At the foot of Powhatan Hill, just east of Rocketts Landing and the old Fulton Gas Works, a green, lush swath of land sits untouched by the city's recent renaissance. It's a sweeping river valley with swaying oak trees and a hazy, picturesque view of the city skyline. In the city's East End, the valley is the birthplace of Richmond and the former homestead of the all-powerful Chief Powhatan more than 400 years ago.
A passing glance from a car window can quickly assess the real-estate potential: Condos are going up at the old Richmond Cedar Works across the street; to the west, a few rows of new vinyl-sided houses sit adjacent to a Frisbee-golf park and a BMX bicycle track, which lures preps and college kids when weather permits. If Mayor L. Douglas Wilder had gotten his way a year ago, developers would be putting the finishing touches on a new baseball stadium around the bend on Williamsburg Road, where the vacant gas works sits by the river.
But the city's next big redevelopment is just about to begin. During the next several months, the valley will finally give way to bulldozers and construction crews. New suburban-style homes, expected to start selling in the low $160,000s, will rise from the dirt. The Richmond Redevelopment & Housing Authority will send out press releases touting the project as the last leg of the Fulton Urban Renewal Plan, which dates to 1966 and involved the demolition of "859 blighted structures" in the early 1970s. Expect ribbon cuttings with City Council members, a nice spread in the newspaper and pretty TV reporters singing the praises of urban revitalization.
But don't expect the whole truth. Fulton, as it turns out, is anything but what it seems. What is today an empty field with a few protruding highway railings was once a proud, tightknit African-American community bustling with blue-collar families. In a city that never seemed to find its way in the aftermath of slavery and desegregation, Fulton was a beacon of community spirit, work ethic and strong families.
Such is the power of Fulton's ties that the old neighbors are still here -- literally. In the name of urban renewal, the housing authority tore down houses, brick by brick, and relocated 785 families more than three decades ago. Like persistent ghosts, however, the people didn't leave. They come and sit in the fields by the empty street grid. Look closely, behind the trees, and you'll find them. They never left Fulton.

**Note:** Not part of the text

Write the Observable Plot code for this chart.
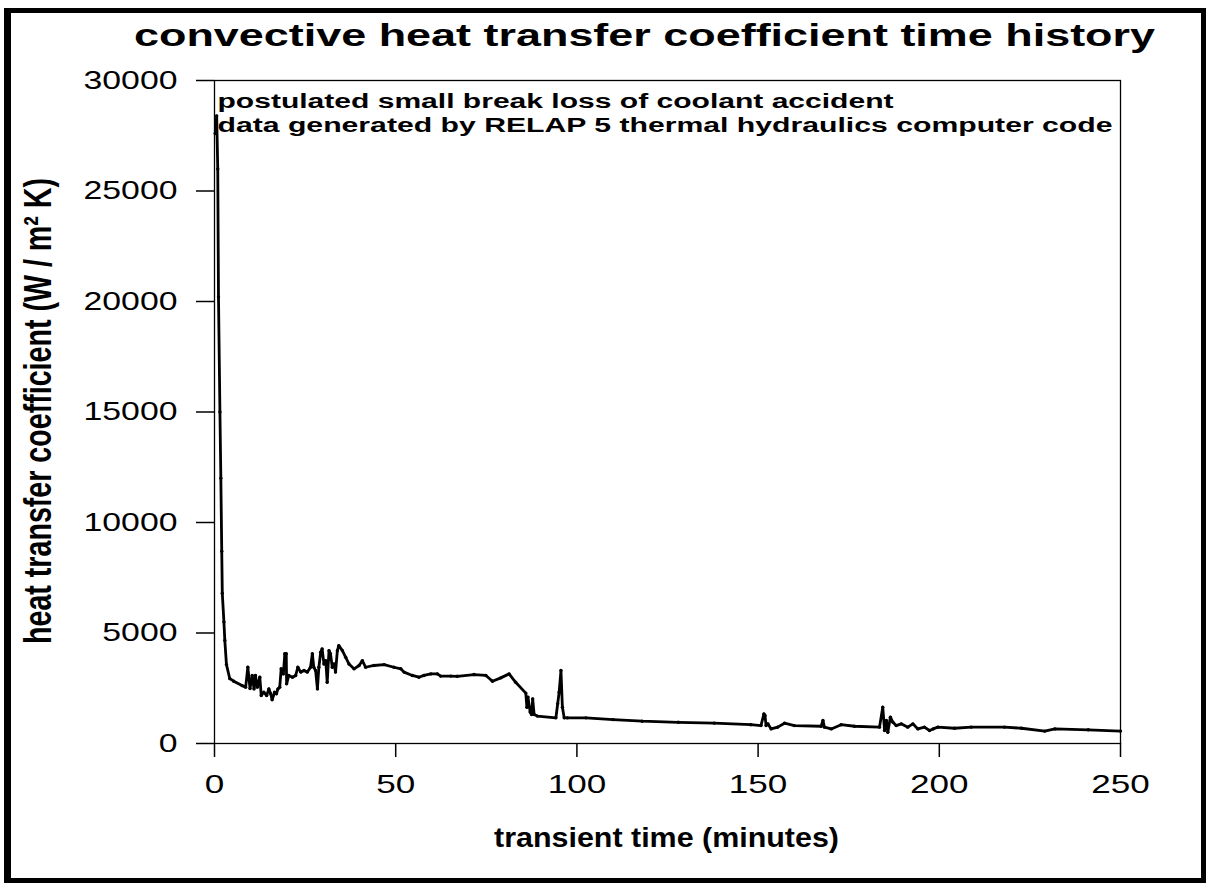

Most of them were born in this valley in the 1930s and '40s. For more than 30 years, they've come back to this empty field every afternoon, in spring, summer, fall and even the coldest days of winter, to sit under the sprawling trees in metal chairs. They smoke cigarettes and cigars and sip Budweiser. They play dominoes on a rickety kitchen table. Sure, the city tore down their houses and booted them out, but they are surprisingly complacent. No one seems angry, but quite content to sit around, as one of them puts it, to "tell some lies and drink a beer."

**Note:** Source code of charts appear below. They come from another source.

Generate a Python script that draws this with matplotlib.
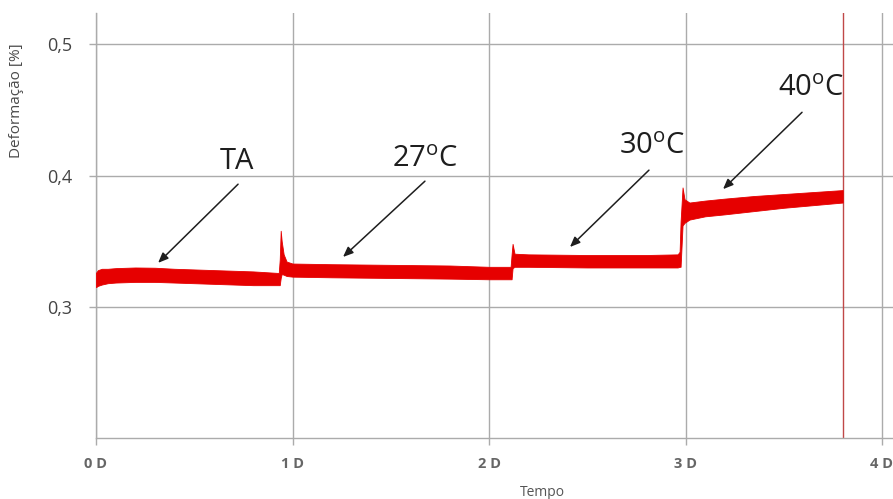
import matplotlib
matplotlib.use("Agg")
import matplotlib.pyplot as plt

plt.rcParams["font.family"] = ["Open Sans", "DejaVu Sans"]

RED = "#e60000"
GRID = "#ababab"
TXT = "#444444"

# deformation band (lower / upper envelope) vs time in days
t = [0.000, 0.010, 0.030, 0.060, 0.100, 0.200, 0.300, 0.400, 0.500, 0.600, 0.700, 0.800, 0.930,
     0.935, 0.940, 0.945, 0.955, 0.970,
     1.000, 1.200, 1.500, 1.800, 2.000, 2.110,
     2.115, 2.120, 2.130,
     2.200, 2.500, 2.800, 2.960, 2.970,
     2.975, 2.985, 2.995,
     3.020, 3.100, 3.200, 3.350, 3.500, 3.650, 3.800]
lo = [0.315, 0.316, 0.317, 0.318, 0.3185, 0.319, 0.319, 0.3185, 0.318, 0.3175, 0.317, 0.3165, 0.3165,
      0.3165, 0.322, 0.325, 0.3245, 0.3235,
      0.323, 0.3225, 0.322, 0.3215, 0.321, 0.321,
      0.321, 0.3295, 0.3305,
      0.3305, 0.330, 0.330, 0.330, 0.3305,
      0.3305, 0.362, 0.364,
      0.3665, 0.369, 0.3705, 0.373, 0.3755, 0.3775, 0.3795]
hi = [0.326, 0.328, 0.329, 0.329, 0.3295, 0.330, 0.3298, 0.329, 0.3285, 0.328, 0.3275, 0.327, 0.3258,
      0.336, 0.358, 0.350, 0.340, 0.3345,
      0.333, 0.3325, 0.332, 0.3315, 0.3305, 0.3305,
      0.340, 0.348, 0.3405,
      0.340, 0.3395, 0.3395, 0.340, 0.342,
      0.365, 0.391, 0.382,
      0.3795, 0.381, 0.3825, 0.3845, 0.386, 0.3875, 0.389]

t_end = 3.80  # end-of-test marker

labels = ["TA", r"27$^\mathregular{o}$C", r"30$^\mathregular{o}$C", r"40$^\mathregular{o}$C"]
label_xy = [(0.718, 0.411), (1.674, 0.4125), (2.83, 0.4225), (3.639, 0.4665)]
arrow_tail = [(0.723, 0.3935), (1.674, 0.3958), (2.814, 0.4042), (3.593, 0.4483)]
arrow_tip = [(0.316, 0.3335), (1.257, 0.338), (2.412, 0.3456), (3.191, 0.3897)]

fig = plt.figure(figsize=(8.93, 4.99), dpi=100)
ax = fig.add_axes([96 / 893, 1 - 438 / 499, 1 - 96 / 893, (438 - 13) / 499])

ax.fill_between(t, lo, hi, color=RED, linewidth=0.6, edgecolor=RED, zorder=3)
ax.axvline(t_end, color="#c04848", linewidth=1.0, zorder=2)

for lab, (tx, ty), (ax0, ay0), (ax1, ay1) in zip(labels, label_xy, arrow_tail, arrow_tip):
    ax.text(tx, ty, lab, fontsize=21, ha="center", va="center", color="#1e1e1e", zorder=5)
    ax.annotate("", xy=(ax1, ay1), xytext=(ax0, ay0),
                arrowprops=dict(arrowstyle="-|>,head_length=0.6,head_width=0.25",
                                color="#1e1e1e", lw=1.1, shrinkA=0, shrinkB=0), zorder=5)

ax.set_xlim(0, (893 - 96) / 196.5)
ax.set_ylim(0.2, 0.524)
ax.set_xticks([0, 1, 2, 3, 4])
ax.set_xticklabels(["0 D", "1 D", "2 D", "3 D", "4 D"], fontsize=10.5, color="#666666",
                   fontweight="bold")
ax.set_yticks([0.3, 0.4, 0.5])
ax.set_yticklabels(["0,3", "0,4", "0,5"], fontsize=13, color=TXT)
ax.tick_params(axis="x", length=5, width=1, color=GRID, pad=9)
ax.tick_params(axis="y", length=5, width=1, color=GRID, pad=12)
ax.grid(True, color=GRID, linewidth=1.0, zorder=0)
ax.set_axisbelow(True)
for side in ["top", "right"]:
    ax.spines[side].set_visible(False)
for side in ["left", "bottom"]:
    ax.spines[side].set_color(GRID)
    ax.spines[side].set_linewidth(1.0)

fig.text(17 / 893, 1 - 101 / 499, "Deformação [%]", rotation=90, ha="center", va="center",
         fontsize=11, color="#4a4a4a")
fig.text(542 / 893, 1 - 492 / 499, "Tempo", ha="center", va="center", fontsize=10,
         color="#555555")

fig.savefig("out.png", dpi=100, facecolor="white")
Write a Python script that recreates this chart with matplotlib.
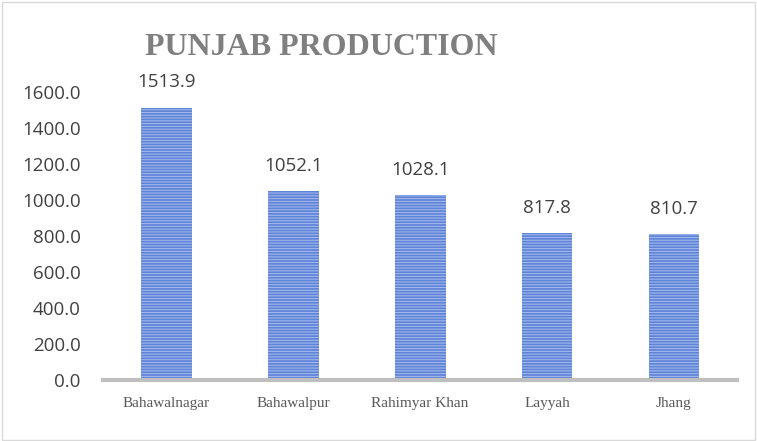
import numpy as np
import matplotlib.pyplot as plt
from matplotlib.patches import Rectangle

# 데이터
districts = ['Bahawalnagar', 'Bahawalpur', 'Rahimyar Khan', 'Layyah', 'Jhang']
production = [1513.9, 1052.1, 1028.1, 817.8, 810.7]
yticks = np.arange(0, 1601, 200)

fig = plt.figure(figsize=(7.57, 4.41), dpi=100)
ax = fig.add_axes([0.136, 0.138, 0.838, 0.653])

plt.rcParams['hatch.color'] = '#9fb7ee'
plt.rcParams['hatch.linewidth'] = 0.8

x = np.arange(len(districts))
bars = ax.bar(x, production, width=0.4, color='#5f83d5', edgecolor='#9fb7ee',
              linewidth=0, hatch='------', zorder=2)

for xi, v in zip(x, production):
    ax.text(xi, v + 90, f'{v:.1f}', ha='center', va='bottom',
            fontsize=13.5, family='Open Sans', color='#404040')

ax.set_xlim(-0.5, 4.5)
ax.set_ylim(0, 1600)
ax.set_yticks(yticks)
ax.set_yticklabels([f'{t:.1f}' for t in yticks], fontsize=13.5,
                   family='Open Sans', color='#404040')
ax.set_xticks(x)
ax.set_xticklabels(districts, fontsize=11, family='Liberation Serif', color='#595959')
ax.tick_params(axis='both', length=0)
ax.tick_params(axis='x', pad=12)
ax.tick_params(axis='y', pad=16)

for s in ['top', 'right', 'left']:
    ax.spines[s].set_visible(False)
ax.spines['bottom'].set_color('#bfbfbf')
ax.spines['bottom'].set_linewidth(3)

fig.text(0.425, 0.893, 'PUNJAB PRODUCTION', ha='center', va='center',
         fontsize=23, fontweight='bold', family='Liberation Serif', color='#7f7f7f')

fig.patches.append(Rectangle((0.002, 0.003), 0.995, 0.993, transform=fig.transFigure,
                             fill=False, edgecolor='#d9d9d9', linewidth=1))

plt.savefig('out.png', dpi=100)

"The greatest place God ever created" is how Willice White Jr. describes Fulton. He was born on Denny Street in 1939 and recalls how you could knock on any door at dinner time and get invited inside for a meal. Doors and windows were left open, and if "you did wrong," children could expect a prolonged community "whupping" first by neighbors and again by their parents. The old neighborhood had supermarkets, movie theaters, restaurants, social clubs and two proud, historic black churches. Originally a white community, Fulton turned over to former slaves when the white families moved on in the late 1800s. To hear the old folks tell it, Fulton was more of an economic center in black Richmond than the more prominent Jackson Ward.

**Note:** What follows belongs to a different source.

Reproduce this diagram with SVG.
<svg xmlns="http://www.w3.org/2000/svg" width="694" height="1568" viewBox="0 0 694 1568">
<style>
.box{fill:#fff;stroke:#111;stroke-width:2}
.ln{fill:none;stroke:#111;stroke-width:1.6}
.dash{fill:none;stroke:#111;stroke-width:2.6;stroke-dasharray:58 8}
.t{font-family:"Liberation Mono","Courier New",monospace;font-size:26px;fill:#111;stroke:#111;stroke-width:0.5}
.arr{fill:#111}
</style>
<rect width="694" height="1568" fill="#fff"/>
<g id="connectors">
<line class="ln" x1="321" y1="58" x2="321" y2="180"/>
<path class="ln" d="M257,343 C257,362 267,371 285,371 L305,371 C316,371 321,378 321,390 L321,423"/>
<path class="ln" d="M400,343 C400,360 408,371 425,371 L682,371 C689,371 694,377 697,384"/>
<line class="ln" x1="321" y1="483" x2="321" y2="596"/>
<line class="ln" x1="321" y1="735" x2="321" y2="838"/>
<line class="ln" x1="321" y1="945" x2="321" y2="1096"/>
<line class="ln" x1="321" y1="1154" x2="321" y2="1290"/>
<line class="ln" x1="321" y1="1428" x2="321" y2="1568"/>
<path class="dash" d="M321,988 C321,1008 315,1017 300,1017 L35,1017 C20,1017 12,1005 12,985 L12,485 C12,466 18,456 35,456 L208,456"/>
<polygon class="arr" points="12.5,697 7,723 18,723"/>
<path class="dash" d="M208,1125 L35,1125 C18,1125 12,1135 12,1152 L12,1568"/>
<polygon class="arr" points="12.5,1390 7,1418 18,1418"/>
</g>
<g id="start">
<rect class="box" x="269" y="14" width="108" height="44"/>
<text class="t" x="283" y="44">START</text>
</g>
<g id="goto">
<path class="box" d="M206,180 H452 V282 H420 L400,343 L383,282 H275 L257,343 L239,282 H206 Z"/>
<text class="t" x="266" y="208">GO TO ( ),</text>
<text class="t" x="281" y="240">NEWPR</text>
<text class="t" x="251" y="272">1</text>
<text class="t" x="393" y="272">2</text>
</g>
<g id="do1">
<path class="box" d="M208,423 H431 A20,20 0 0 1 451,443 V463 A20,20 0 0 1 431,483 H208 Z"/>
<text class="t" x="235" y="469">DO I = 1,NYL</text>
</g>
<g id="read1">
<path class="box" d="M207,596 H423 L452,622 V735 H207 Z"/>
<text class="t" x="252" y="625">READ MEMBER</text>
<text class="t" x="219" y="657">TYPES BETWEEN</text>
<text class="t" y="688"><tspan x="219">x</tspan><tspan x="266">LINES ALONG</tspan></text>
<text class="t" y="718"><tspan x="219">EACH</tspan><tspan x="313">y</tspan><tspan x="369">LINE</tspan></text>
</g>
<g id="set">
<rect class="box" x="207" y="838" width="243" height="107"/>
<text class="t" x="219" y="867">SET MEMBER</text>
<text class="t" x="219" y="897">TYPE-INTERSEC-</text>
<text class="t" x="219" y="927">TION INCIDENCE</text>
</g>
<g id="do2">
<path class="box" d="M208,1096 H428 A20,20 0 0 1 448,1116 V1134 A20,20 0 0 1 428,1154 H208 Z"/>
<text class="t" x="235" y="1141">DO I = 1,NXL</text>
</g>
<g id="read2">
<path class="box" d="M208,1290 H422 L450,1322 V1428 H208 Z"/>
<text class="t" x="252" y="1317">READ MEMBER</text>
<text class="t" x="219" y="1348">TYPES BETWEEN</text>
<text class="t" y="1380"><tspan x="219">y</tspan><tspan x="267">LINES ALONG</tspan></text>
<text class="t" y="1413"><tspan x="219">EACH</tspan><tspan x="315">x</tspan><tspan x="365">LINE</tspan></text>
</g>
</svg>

"The best living that you could possibly have. Everybody knew each other," says Raymond Street, 66, who on a recent afternoon, places his chair on an old concrete slab next to the table where five men are slapping dominoes. The slab was poured by his father in the early 1950s. He's sitting in what used to be his front yard. "I had seven brothers," he says, "and you got anything you ever wanted to get."
That Fulton had become an economic center was no accident. Between Williamsburg and Government roads emerged the first de facto suburb of the city. People would park their cars in Fulton and take the trolley, or streetcar, downtown. In the evenings when they returned from work, they'd often do their shopping here.
Christopher Silver, a former research technician with the city's housing authority, described the area in a community newsletter, Fulton Neighbor, in 1977:
"Back when the clattering street cars still vied with the automobile for a share of Richmond's traffic, which was not so long ago, Fulton was at the eastern end of the line. It was in Fulton that people coming in from the country would park their wagons and cars before boarding the streetcar which would take them either to work or to the central business district.
" The heart of Fulton's shopping complex was where Louisiana Street and Williamsburg Avenue met. The streetcar stopped there, made a loop and either headed back up Main Street or over the viaduct and across Church Hill. Jammed into this short stretch in the late 1940's were Pete's Barber Shop, the American Lunch Restaurant, the LaTouche and the Bowle's grocery stores, the Fulton Clothing works, Fairlamb's Confectionary, Smither's Restaurant, Robinson's Barber Shop, Ray Long's furniture store, Harry Simon's department store, Home Bakery, the Star Theatre, Allen's Shoe Shine Parlor, Tinken's Confectionary, Whitlock's Barber Shop, Homeworker's Handicraft and Co-operative and Arleigh Davis' plumber shop."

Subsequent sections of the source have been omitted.